(THE EXERCISE): Return the data exactly, with all pictures removed.

(DATASET EXTRACT):
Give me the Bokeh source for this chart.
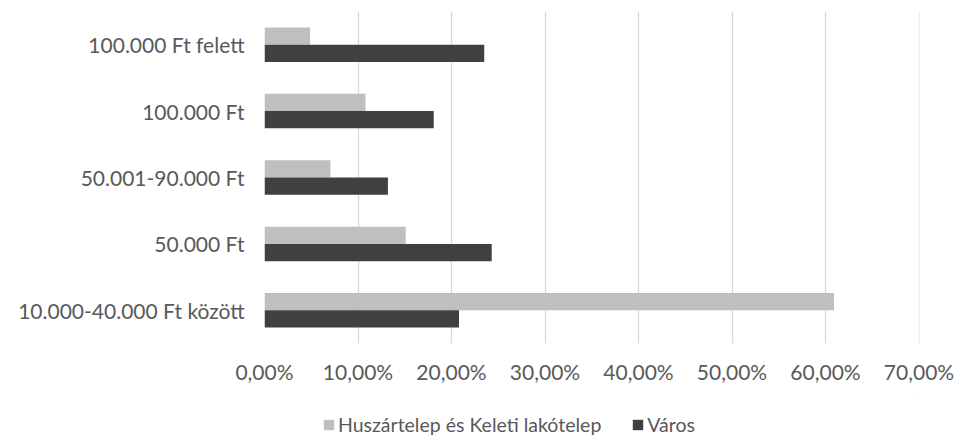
from bokeh.plotting import figure
from bokeh.layouts import column
from bokeh.models import FactorRange, Range1d, FixedTicker, CustomJSTickFormatter, Legend, LegendItem
from bokeh.transform import dodge
from bokeh.models import ColumnDataSource
from bokeh.embed import file_html
from bokeh.resources import INLINE

categories = ["10.000-40.000 Ft között", "50.000 Ft", "50.001-90.000 Ft", "100.000 Ft", "100.000 Ft felett"]
huszartelep = [0.609, 0.151, 0.0705, 0.108, 0.0487]
varos = [0.208, 0.243, 0.132, 0.181, 0.235]
x_ticks = [0.0, 0.1, 0.2, 0.3, 0.4, 0.5, 0.6, 0.7]
series_names = ["Huszártelep és Keleti lakótelep", "Város"]

FONT = "Lato"
TXT = "#595959"
FS = "21px"
LFS = "19.5px"
C1 = "#bfbfbf"
C2 = "#404040"

src = ColumnDataSource(dict(cat=categories, h=huszartelep, v=varos))

p = figure(width=958, height=398, output_backend="svg", toolbar_location=None,
           y_range=FactorRange(*categories, range_padding=0),
           x_range=Range1d(0, 0.7005),
           min_border_left=264, min_border_right=39, min_border_top=11, min_border_bottom=55)

p.hbar(y=dodge("cat", 0.13, range=p.y_range), right="h", left=0, height=0.26,
       source=src, fill_color=C1, line_color=None)
p.hbar(y=dodge("cat", -0.13, range=p.y_range), right="v", left=0, height=0.26,
       source=src, fill_color=C2, line_color=None)

p.outline_line_color = None
p.background_fill_color = "white"
p.border_fill_color = "white"

p.ygrid.grid_line_color = None
p.xgrid.grid_line_color = "#d9d9d9"
p.xgrid.grid_line_width = 1.3
p.xaxis.ticker = FixedTicker(ticks=x_ticks)
p.xaxis.formatter = CustomJSTickFormatter(code="return (tick*100).toFixed(2).replace('.', ',') + '%';")

for ax in (p.xaxis[0], p.yaxis[0]):
    ax.axis_line_color = None
    ax.major_tick_line_color = None
    ax.minor_tick_line_color = None
    ax.major_label_text_font = FONT
    ax.major_label_text_font_size = FS
    ax.major_label_text_color = TXT

p.xaxis.major_label_standoff = 9
p.yaxis.major_label_standoff = 14

# legend strip below the chart (its frame is aligned with the chart's frame)
p2 = figure(width=958, height=38, output_backend="svg", toolbar_location=None,
            x_axis_type=None, y_axis_type=None, min_border=0,
            x_range=Range1d(0, 1), y_range=Range1d(0, 1))
p2.outline_line_color = None
p2.xgrid.grid_line_color = None
p2.ygrid.grid_line_color = None
p2.background_fill_color = "white"
p2.border_fill_color = "white"
# legend-only renderers, placed entirely outside the visible ranges
d1 = p2.hbar(y=[5], right=[6], left=5, height=0.26, fill_color=C1, line_color=None)
d2 = p2.hbar(y=[5], right=[6], left=5, height=0.26, fill_color=C2, line_color=None)

legend = Legend(items=[LegendItem(label=series_names[0], renderers=[d1]),
                       LegendItem(label=series_names[1], renderers=[d2])],
                location=(58, 0), orientation="horizontal",
                glyph_width=13, glyph_height=13, label_standoff=3, spacing=30,
                padding=0, margin=0, border_line_alpha=0, background_fill_alpha=0,
                label_text_font=FONT, label_text_font_size=LFS, label_text_color=TXT,
                label_height=20)
p2.add_layout(legend, "center")

layout = column(p, p2, spacing=0)
open("out.html", "w").write(file_html(layout, INLINE))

(FULL SOLUTION):
Give me the Bokeh source for this chart.
from bokeh.plotting import figure
from bokeh.layouts import column
from bokeh.models import FactorRange, Range1d, FixedTicker, CustomJSTickFormatter, Legend, LegendItem
from bokeh.transform import dodge
from bokeh.models import ColumnDataSource
from bokeh.embed import file_html
from bokeh.resources import INLINE

categories = ["10.000-40.000 Ft között", "50.000 Ft", "50.001-90.000 Ft", "100.000 Ft", "100.000 Ft felett"]
huszartelep = [0.609, 0.151, 0.0705, 0.108, 0.0487]
varos = [0.208, 0.243, 0.132, 0.181, 0.235]
x_ticks = [0.0, 0.1, 0.2, 0.3, 0.4, 0.5, 0.6, 0.7]
series_names = ["Huszártelep és Keleti lakótelep", "Város"]

FONT = "Lato"
TXT = "#595959"
FS = "21px"
LFS = "19.5px"
C1 = "#bfbfbf"
C2 = "#404040"

src = ColumnDataSource(dict(cat=categories, h=huszartelep, v=varos))

p = figure(width=958, height=398, output_backend="svg", toolbar_location=None,
           y_range=FactorRange(*categories, range_padding=0),
           x_range=Range1d(0, 0.7005),
           min_border_left=264, min_border_right=39, min_border_top=11, min_border_bottom=55)

p.hbar(y=dodge("cat", 0.13, range=p.y_range), right="h", left=0, height=0.26,
       source=src, fill_color=C1, line_color=None)
p.hbar(y=dodge("cat", -0.13, range=p.y_range), right="v", left=0, height=0.26,
       source=src, fill_color=C2, line_color=None)

p.outline_line_color = None
p.background_fill_color = "white"
p.border_fill_color = "white"

p.ygrid.grid_line_color = None
p.xgrid.grid_line_color = "#d9d9d9"
p.xgrid.grid_line_width = 1.3
p.xaxis.ticker = FixedTicker(ticks=x_ticks)
p.xaxis.formatter = CustomJSTickFormatter(code="return (tick*100).toFixed(2).replace('.', ',') + '%';")

for ax in (p.xaxis[0], p.yaxis[0]):
    ax.axis_line_color = None
    ax.major_tick_line_color = None
    ax.minor_tick_line_color = None
    ax.major_label_text_font = FONT
    ax.major_label_text_font_size = FS
    ax.major_label_text_color = TXT

p.xaxis.major_label_standoff = 9
p.yaxis.major_label_standoff = 14

# legend strip below the chart (its frame is aligned with the chart's frame)
p2 = figure(width=958, height=38, output_backend="svg", toolbar_location=None,
            x_axis_type=None, y_axis_type=None, min_border=0,
            x_range=Range1d(0, 1), y_range=Range1d(0, 1))
p2.outline_line_color = None
p2.xgrid.grid_line_color = None
p2.ygrid.grid_line_color = None
p2.background_fill_color = "white"
p2.border_fill_color = "white"
# legend-only renderers, placed entirely outside the visible ranges
d1 = p2.hbar(y=[5], right=[6], left=5, height=0.26, fill_color=C1, line_color=None)
d2 = p2.hbar(y=[5], right=[6], left=5, height=0.26, fill_color=C2, line_color=None)

legend = Legend(items=[LegendItem(label=series_names[0], renderers=[d1]),
                       LegendItem(label=series_names[1], renderers=[d2])],
                location=(58, 0), orientation="horizontal",
                glyph_width=13, glyph_height=13, label_standoff=3, spacing=30,
                padding=0, margin=0, border_line_alpha=0, background_fill_alpha=0,
                label_text_font=FONT, label_text_font_size=LFS, label_text_color=TXT,
                label_height=20)
p2.add_layout(legend, "center")

layout = column(p, p2, spacing=0)
open("out.html", "w").write(file_html(layout, INLINE))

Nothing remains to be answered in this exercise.